Picture 8: Divers in the Palk Bay, unlike their counterparts in the waters off Thoothukudi in the Gulf of Mannar, do not use ropes and stones or weights to help them descend because it is never too deep. However, they do carry on board spears and hooks, which they use to catch fish, lobsters, octopuses, and so on. The boats used in both waters also differ substantially, with those in Thoothukudi now using large in-board-engine-powered vallams, while in the Palk Bay the boats are smaller and with outboard engines. Clearly, contemporary practices of freediving in the Palk Bay have been shaped by regional histories of pearl and chank fisheries, including changes in ownership and organisation of these fisheries. Besides, of course, transnational changes in fisheries technologies, technological innovations in diving practices and mechanised fishing technologies such as bottom trawling. Ironically, while these social and technological changes brought relative ease for the diver both underwater and on land in some ways, they also introduced greater hardship and uncertainty with the overall changes in the ecosystem. By the 1960s pearl fisheries disappeared altogether, and today chank and many large fish from this region are less visible to these traditional hunters of the sea.
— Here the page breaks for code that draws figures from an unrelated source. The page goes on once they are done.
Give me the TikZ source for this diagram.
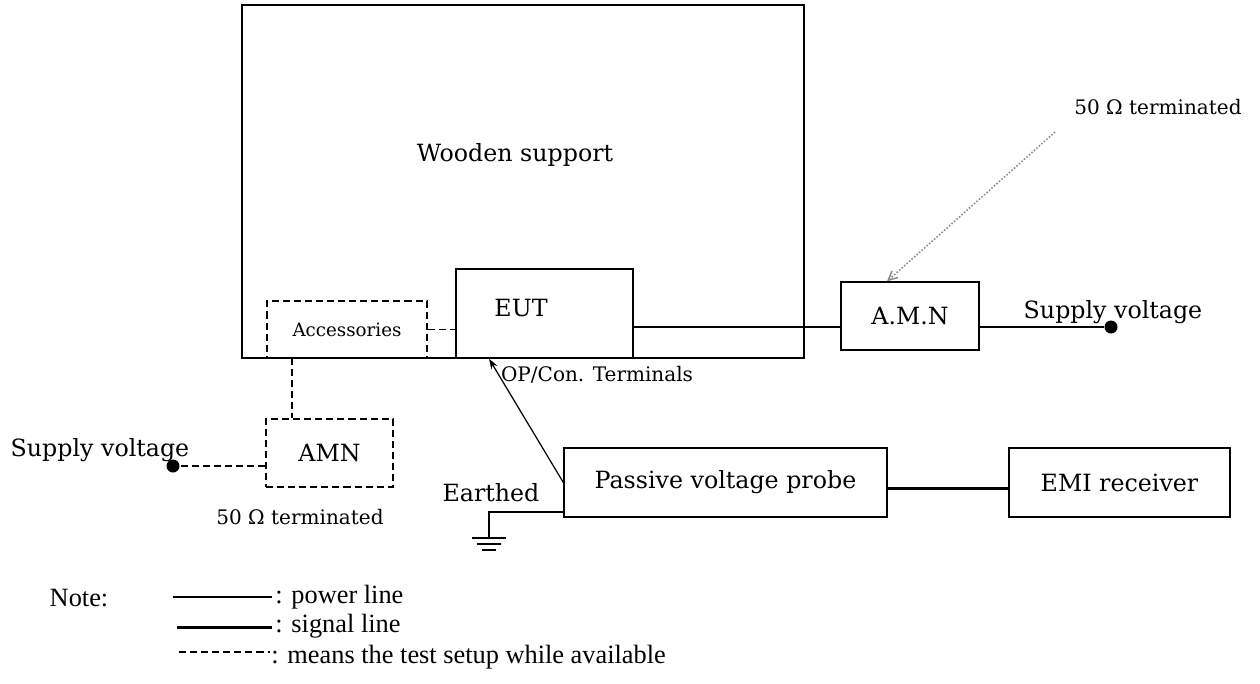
\documentclass[tikz,border=0pt]{standalone}
\usepackage{fontspec}
\setmainfont{DejaVu Serif}
\newfontfamily\notefont{Liberation Serif}
\usepackage{tikz}
\usetikzlibrary{arrows.meta}
\newcommand{\lblfont}{\fontsize{13.5}{16}\selectfont}
\newcommand{\smlfont}{\fontsize{11.4}{13}\selectfont}
\newcommand{\accfont}{\fontsize{10.4}{12}\selectfont}
\newcommand{\legfont}{\notefont\fontsize{15}{18}\selectfont}
\tikzstyle{box}=[draw=black, line width=0.8pt, shape=rectangle,
        inner sep=0pt, font=\lblfont]
\tikzstyle{dashbox}=[box, dash pattern=on 4pt off 2.3pt]
\tikzstyle{lbl}=[inner sep=0pt, font=\lblfont]
\tikzstyle{note text}=[inner sep=0pt, font=\legfont]
\tikzstyle{supply dot}=[fill=black, shape=circle, inner sep=0pt,
        minimum size=0.26cm]
\tikzstyle{power edge}=[-, draw=black, line width=0.8pt]
\tikzstyle{signal edge}=[-, draw=black, line width=1.7pt]
\tikzstyle{option edge}=[-, draw=black, line width=0.8pt,
        dash pattern=on 4pt off 2.3pt]
\tikzstyle{term edge}=[-{Straight Barb[length=5pt,width=5pt]},
        draw={rgb,255: red,140; green,140; blue,140}, line width=0.9pt, densely dotted]
\tikzstyle{probe edge}=[-{Stealth[length=6pt,width=4pt]}, draw=black, line width=0.7pt]

\begin{document}
\begin{tikzpicture}[x=0.02cm, y=-0.02cm]
    \useasboundingbox (0,0) rectangle (1260,683);

    \node [style=box, minimum width=11.24cm, minimum height=7.06cm] (wood) at (523,181.5) {};
    \node [style=lbl] (woodtext) at (515,155) {Wooden support};
    \node [style=box, minimum width=3.54cm, minimum height=1.78cm] (eut) at (544.5,313.5) {};
    \node [style=lbl] (euttext) at (521,308) {EUT};
    \node [style=dashbox, font=\accfont, minimum width=3.2cm, minimum height=1.14cm] (acc) at (347,329.5) {Accessories};
    \node [style=box, minimum width=2.76cm, minimum height=1.36cm] (amnr) at (910,316) {A.M.N};
    \node [style=dashbox, minimum width=2.54cm, minimum height=1.36cm] (amnl) at (329.5,453) {AMN};
    \node [style=box, minimum width=6.46cm, minimum height=1.38cm] (pvp) at (725.5,482.5) {Passive voltage probe};
    \node [style=box, minimum width=4.42cm, minimum height=1.38cm] (emi) at (1119.5,482.5) {EMI receiver};

    \node [style=supply dot] (dotr) at (1111,327) {};
    \node [style=lbl] (supr) at (1113,312) {Supply voltage};
    \node [style=supply dot] (dotl) at (173,466) {};
    \node [style=lbl] (supl) at (100,450) {Supply voltage};
    \node [style=lbl, font=\smlfont] (termr) at (1158,107) {50 Ω terminated};
    \node [style=lbl, font=\smlfont] (terml) at (300,517) {50 Ω terminated};
    \node [style=lbl, font=\smlfont] (opcon) at (597,375) {OP/Con. Terminals};
    \node [style=lbl] (earth) at (491,493) {Earthed};

    \coordinate (pw) at (0,327);
    \coordinate (sig) at (0,488);
    \coordinate (gnd) at (489,512);
    \coordinate (accdrop) at (292,358);
    \coordinate (tailr) at (1055,132);

    \draw [style=option edge] (acc.east) to (acc.east -| eut.west);
    \draw [style=power edge] (eut.east |- pw) to (amnr.west |- pw);
    \draw [style=power edge] (amnr.east |- pw) to (dotr);
    \draw [style=option edge] (accdrop) to (accdrop |- amnl.north);
    \draw [style=option edge] (amnl.west |- dotl) to (dotl);
    \draw [style=term edge] (tailr) to ([xshift=-0.46cm]amnr.north);
    \draw [style=probe edge] (pvp.west) to ([xshift=-1.11cm]eut.south);
    \draw [style=signal edge] (pvp.east |- sig) to (emi.west |- sig);

    % earth
    \draw [style=power edge] (pvp.west |- gnd) to (gnd) to ++(0,26);
    \draw [style=power edge] (gnd) ++(-17,26) -- ++(34,0);
    \draw [style=power edge] (gnd) ++(-12,32) -- ++(24,0);
    \draw [style=power edge] (gnd) ++(-7,38) -- ++(14,0);

    % legend
    \node [style=note text] (note) at (79,598) {Note:};
    \coordinate (lp1) at (173,597);
    \coordinate (lp2) at (272,597);
    \coordinate (ls1) at (177,627);
    \coordinate (ls2) at (272,627);
    \coordinate (ld1) at (179,652);
    \coordinate (ld2) at (270,652);
    \draw [style=power edge] (lp1) to (lp2);
    \draw [style=signal edge] (ls1) to (ls2);
    \draw [style=option edge] (ld1) to (ld2);
    \node [style=note text, anchor=west] (lpt) at (275,597) {: power line};
    \node [style=note text, anchor=west] (lst) at (275,626) {: signal line};
    \node [style=note text, anchor=west] (ldt) at (271,657) {: means the test setup while available};
\end{tikzpicture}
\end{document}
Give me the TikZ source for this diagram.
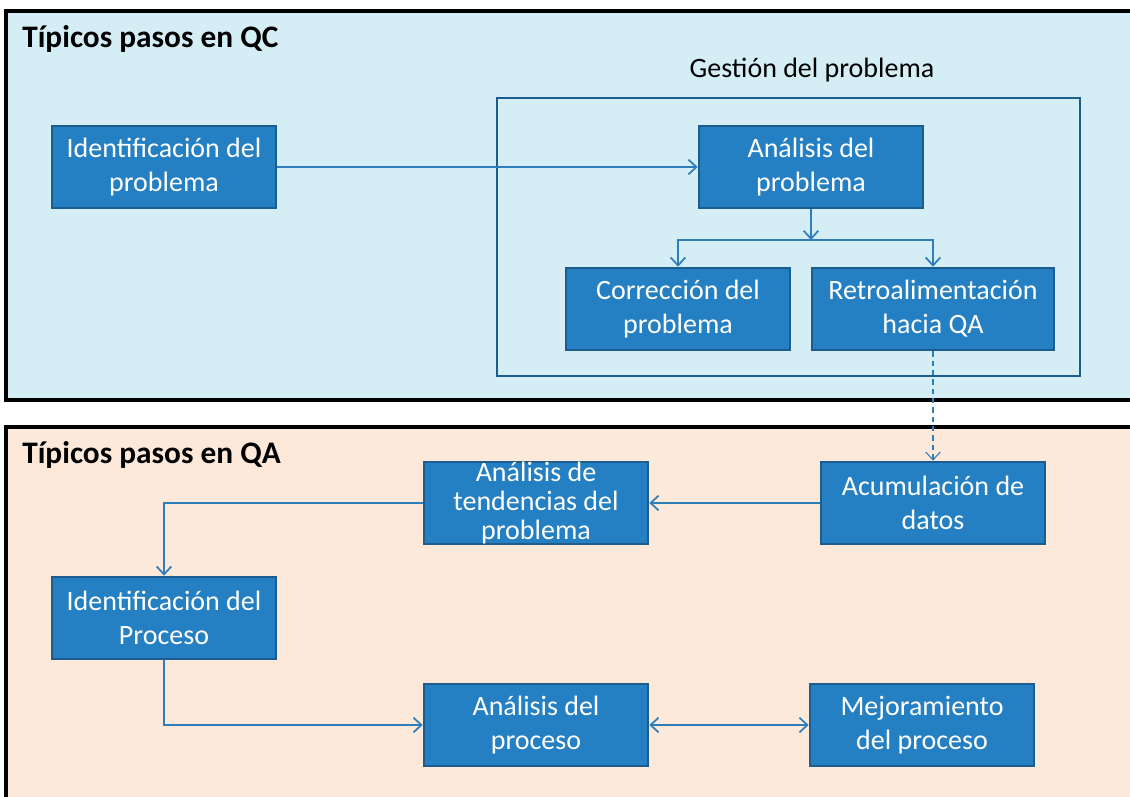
\documentclass[tikz,border=0pt]{standalone}
\usepackage{fontspec}
\setmainfont{Carlito}
\usetikzlibrary{positioning}
\usetikzlibrary{arrows.meta}
\definecolor{QCFONDO}{HTML}{D5EEF6}
\definecolor{QAFONDO}{HTML}{FDE9DA}
\definecolor{CAJA}{HTML}{2480C3}
\definecolor{BORDE}{HTML}{1C5D8E}
\definecolor{LINEA}{HTML}{2E7EBB}
\tikzset{
	paso/.style = {draw=BORDE, fill=CAJA, line width=1.9pt, text=white, align=center,
		minimum width=168pt, minimum height=61.5pt, inner sep=2pt,
		font=\fontsize{21}{25.5}\selectfont},
	flecha/.style = {draw=LINEA, line width=1.3pt, -{Straight Barb[length=6pt,width=11pt]}},
	titulo/.style = {anchor=base west, inner sep=0pt, font=\fontsize{23.5}{27}\selectfont\bfseries}
}

\begin{document}
\begin{tikzpicture}[x=0.75pt, y=-0.75pt]
		\clip (0,0) rectangle (1130,796);
		\fill[white] (0,0) rectangle (1130,796);
		
		% QC
		\draw[fill=QCFONDO, line width=2.4pt] (6,11) rectangle (1145,400);
		\node[titulo] (tqc) at (22,47) {Típicos pasos en QC};
		\draw[BORDE, line width=1.9pt] (497,98) rectangle (1080,376);
		\node[font=\fontsize{21}{25.5}\selectfont] (gestion) at (812,70) {Gestión del problema};
		
		\node[paso] (idprob) at (164,167) {Identificación del\\problema};
		\node[paso] (anprob) at (811,167) {Análisis del\\problema};
		\node[paso] (corrprob) at (678,309) {Corrección del\\problema};
		\node[paso, minimum width=181.5pt] (retro) at (933,309) {Retroalimentación\\hacia QA};
		
		% QA
		\draw[fill=QAFONDO, line width=2.4pt] (6,427) rectangle (1145,810);
		\node[titulo] (tqa) at (22,463) {Típicos pasos en QA};
		
		\node[paso, inner ysep=-4pt, font=\fontsize{21}{22}\selectfont] (antend) at (536,503) {Análisis de\\tendencias del\\problema};
		\node[paso] (acum) at (933,503) {Acumulación de\\datos};
		\node[paso] (idproc) at (164,618) {Identificación del\\Proceso};
		\node[paso] (anproc) at (536,725) {Análisis del\\proceso};
		\node[paso] (mejora) at (922,725) {Mejoramiento\\del proceso};
		
		% conexiones
		\coordinate (bif) at (811,240);
		\draw[flecha] (idprob) -- (anprob);
		\draw[flecha] (anprob) -- (bif);
		\draw[flecha] (bif) -| (corrprob.north);
		\draw[flecha] (bif) -| (retro.north);
		\draw[flecha, dashed, line width=0.8pt, dash pattern=on 4pt off 3pt] (retro) -- (acum);
		\draw[flecha] (acum) -- (antend);
		\draw[flecha] (antend.west) -| (idproc.north);
		\draw[flecha] (idproc.south) |- (anproc.west);
		\draw[flecha, {Straight Barb[length=6pt,width=11pt]}-{Straight Barb[length=6pt,width=11pt]}] (anproc) -- (mejora);
	\end{tikzpicture}
\end{document}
Picture 9: At Karangadu in Ramanathapuram district, with mangroves in the background, where the divers put out to sea.

Picture 10: Breath-hold divers in the Palk Bay live modest lives, often hidden and forgotten in the excitement and privilege emblematic of recreational diving. Freediving also attracts individuals to use diving as a form of self-awareness and improvement since it forces divers to confront and attempt to transcend their physical and mental limitations.